My attempt to solve it: $$|x^2 - 1| < 3x + 3|x-2|$$ $$\rightarrow|x^2 - 1| \rightarrow (x \leq -1) /(x \geq 1)$$ $$\rightarrow |x-2| \rightarrow x \geq 2$$
If ($x < -1$), then I've got:-=
$$x^2 - 1 < 3x -3x + 6$$ $$\rightarrow -\sqrt7 < x < \sqrt7$$
If ($-1 < x < 2$), then both of them are negative and in this interval I've got no set of solutions.
If ($x>2$), then I got:- $x^2 - 1 < 3x + 3x -6$ $\rightarrow 1<x<5$.

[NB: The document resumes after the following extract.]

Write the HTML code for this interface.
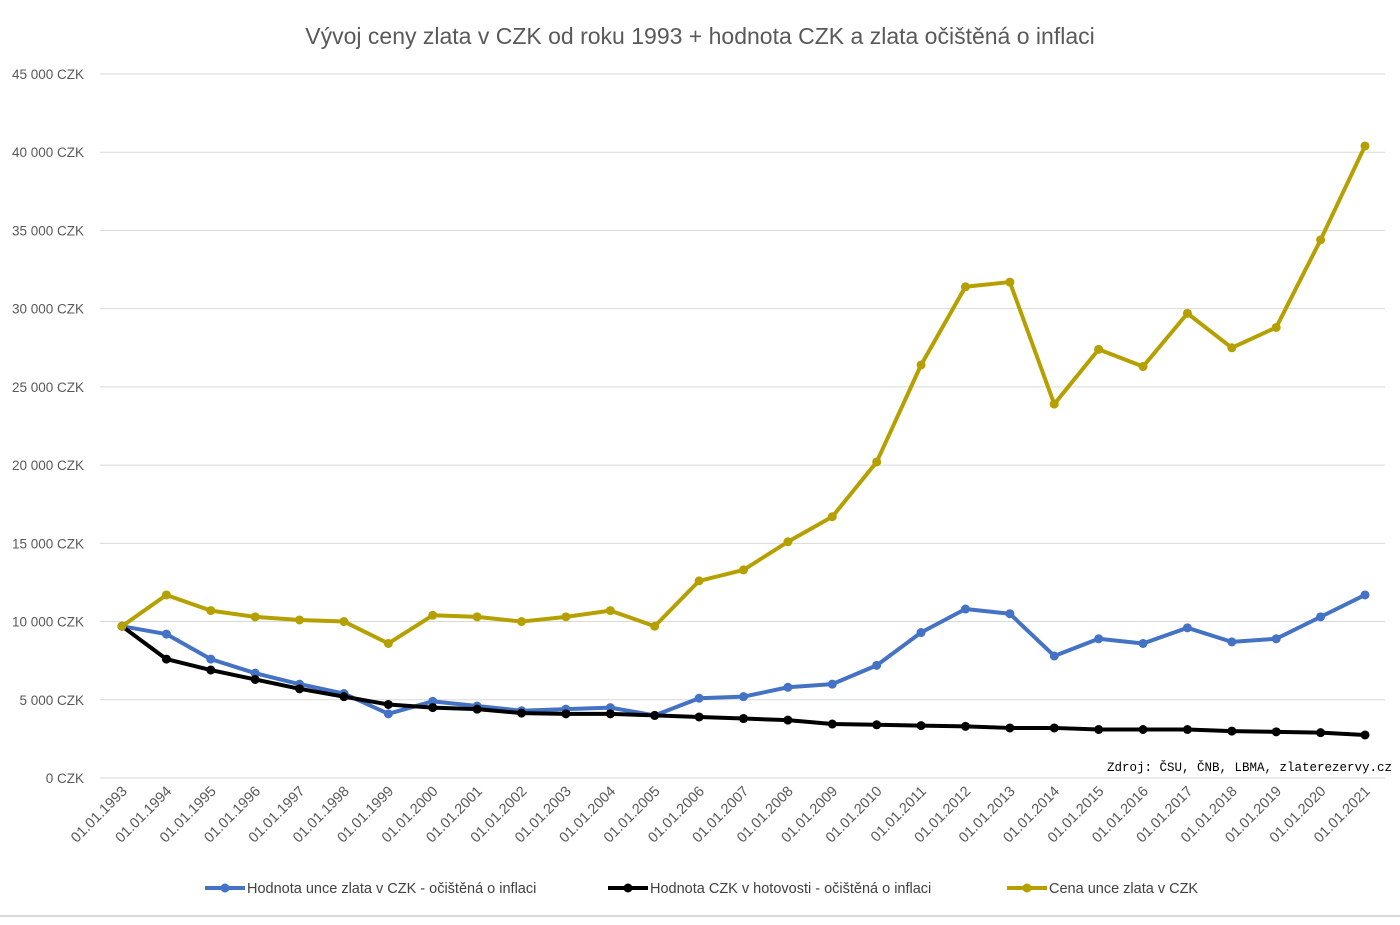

Now, I've put on the number line in these interval in order to check all the possible solutions. I got:- $$\rightarrow 2<x<\sqrt7$$ But it's not the correct result. In fact, it must be :- $$\rightarrow-\sqrt7<x<5$$
Can anyone help me?
If I wasn't wrong, I think what you did was let $x^2 - 1 > 0$ and $x - 2 \geq 0$, then take the solution of those two inequalities as intervals to check the sign in the absolute and solve the original inequality, and that would be wrong.
Let look at the inequality again. At first we have:
$$|x^2-1| = \begin{cases} x^2 - 1 & \text{if $x^2-1 \geq 0 \implies x \in (-\infty, -1] \cup [1, +\infty)$} \\ 1 - x^2 & \text{if $x^2-1 < 0 \implies x \in (-1, 1)$} \end{cases} $$
$$|x - 2| = \begin{cases} x - 2 & \text{if $x \geq 2$} \\ 2 - x & \text{if $x < 2$} \end{cases} $$
Within that, we should consider $4$ different cases:
$$\begin{align} & x^2 - 1 < 3x + 3(2-x) \\ \implies & x^2 < 7 \\ \implies & -\sqrt{7} < x < \sqrt{7} \end{align}$$ With $x \leq -1 \implies -\sqrt{7} < x \leq -1 \, (1)$
$$\begin{align} & 1 - x^2 < 3x + 3(2-x) \\ \implies & x^2 + 5 > 0 \,\, \text{(always true)} \end{align}$$
Therefore $-1 < x < 1$ is a solution for case $2$ $(2)$
$$\begin{align} & x^2 - 1 < 3x + 3(2-x) \\ \implies & x^2 < 7 \\ \implies & -\sqrt{7} < x < \sqrt{7} \end{align}$$ With $1 \leq x < 2 \implies 1 \leq x < 2 \, (3)$
$$\begin{align} & x^2 - 1 < 3x + 3(x - 2) \\ \implies & x^2 - 6x + 5 < 0 \\ \implies & 1 < x < 5 \end{align}$$ With $x \geq 2 \implies 2 \leq x < 5 \, (4)$
From $(1), (2), (3), (4)$, you get the sotultion to the inequality:
$$-\sqrt{7} < x < 5$$